Munoz didn’t attend UT — he earned a degree in music business at West Texas A&M — but he is married to a Longhorn, so that makes him part of the family.

*Update: A reader has noted that the description of the Cactus Cafe as having been “trading on its reputation for years” is clumsy if not inaccurate. As recently at 2009-10 it was named best Acoustic Venue in Austin by the Austin Chronicle. Perhaps a better formulation would have been to stress that its popularity with students does not quite rival its former glory, and that many of the Cactus’s most fervent supporters attended UT years ago.

 
 
 

5 Comments

  1. Hamilton Loomis says:

    "Now he’s saddled with trying to revive a Cactus Cafe known for its intimate setting and fantastic acoustics but that has been trading on its reputation for years."

    WHAT? Any Cactus fan or Austin music fan knows this is a crock of BS. The Cactus was more vital then ever w/ sold out shows night after night. According to open records, the venue had it’ biggest grossing year (500K+) the year before it was to be "shuttered". The Cactus was again VOTED Austin’s # 1 Acoustic Music venue in the Austin Music Awards by Austin’s discriminating music aficionados. I suppose thousands of people the world over came to Save a Venue "that had been traded on it’s reputation for years"? Do some research for cryin’ out loud and quit perpetuating myths!

  2. Hamilton,

    Thanks for this feedback. All good points. I suppose I meant more that it’s reputation among students had waned from previous years, but you’re right.

    Tim

  3. Tomoko Ikeda says:

    I don’t think it’s meaningful to try to decide if the description of the Cactus Cafe as having been "trading on its reputation for years" is accurate or inaccurate because we don’t know how many current students vs. non-students have attended shows at the Cactus recently. There’s no such statistics. Also, please do not forget that graduate students are students, too.

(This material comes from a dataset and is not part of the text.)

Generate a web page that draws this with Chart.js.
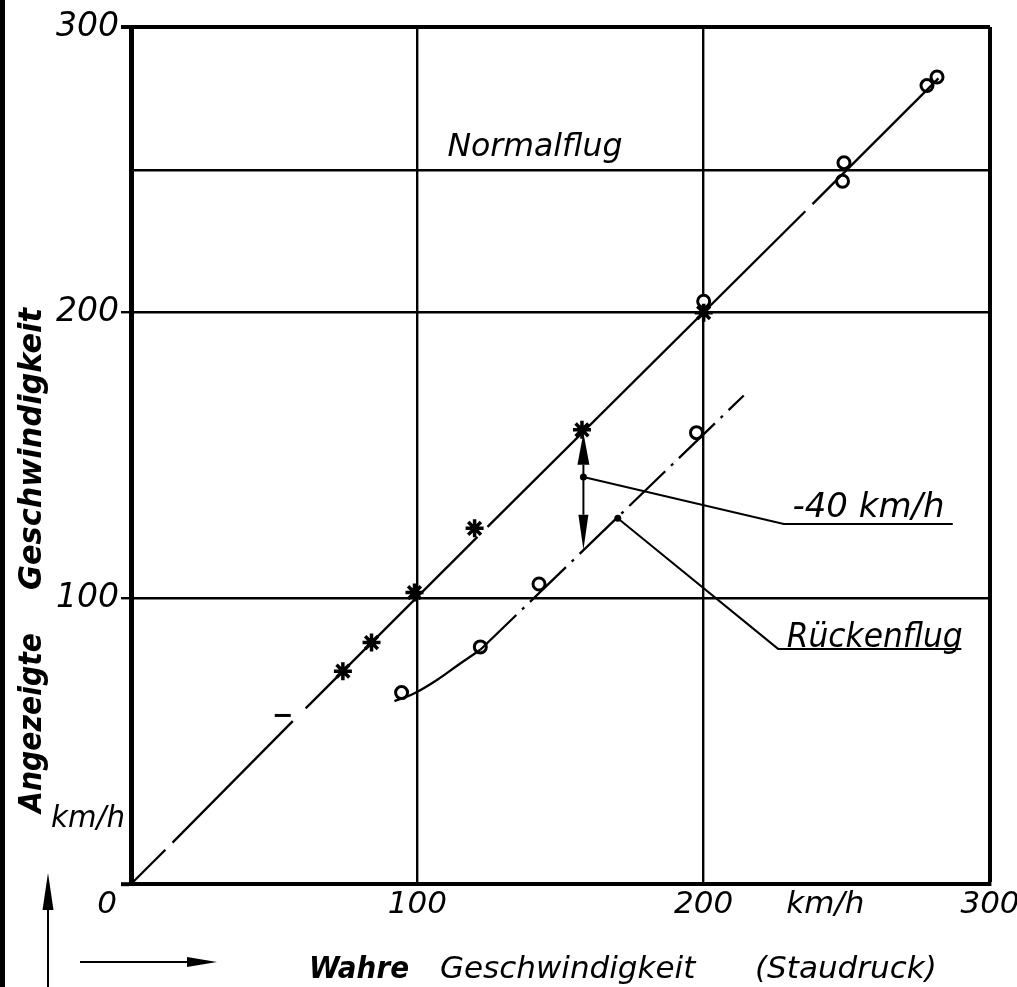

    I wish you had included a little more background to the whole controversy. I understand that there’s probably space restriction for your piece, but no understanding of this story is complete without knowledge about the unethical behaviors of some UT decision makers and individuals.

  4. Mr. Taliaferro,

    It’s a myth that there isn’t enough student programming at the Cactus Cafe. Mother Falcon, Marmalakes, Sarah Jarosz, Eastern Sea, Leatherbag, some say leland, Balmorhea, and Tenlon’s Fort have all graced the Cactus stage during the last few months. This coming Tuesday, September 14th, UT Student Songwriter Round Up is happening where student bands will perform and the best bands will get the chance to open for national Cactus acts. Another UT Student Songwriter Round up is on October 5. Hell, Trout Fishing in America even has a kids show at 6:30. Most shows have a student discount. All of these shows booked by Griff. This rhetoric of new guard vs. old guard, students vs. community, is a tool the administration tried to use as they were justifying the closing of the Cactus. Yet there was never any substance beyond the words.

    Thanks,

    Zachary Bidner
    Recent Texas Ex 2010
    Co-Founder Student Friends of the Cactus Cafe

  5. Tomoko Ikeda says:

    I forgot to say the most important thing in my previous comment.

    When I said "there’s no such statistics," I was trying to say that there’s no data to support what you said in "Update" ("its popularity with students does not quite rival its former glory") and your response to the first comment on this article ("it’s reputation among students had waned from previous years"). Sorry it was unclear.

    As a graduate student (2000 – 2007), I was fortunate enough to attend MANY shows at the Cactus. It was my favorite place on campus and still has a special place in my heart. Griff Luneburg is the person who created that wonderful musical & spiritual community. It is sad to see the story end like this.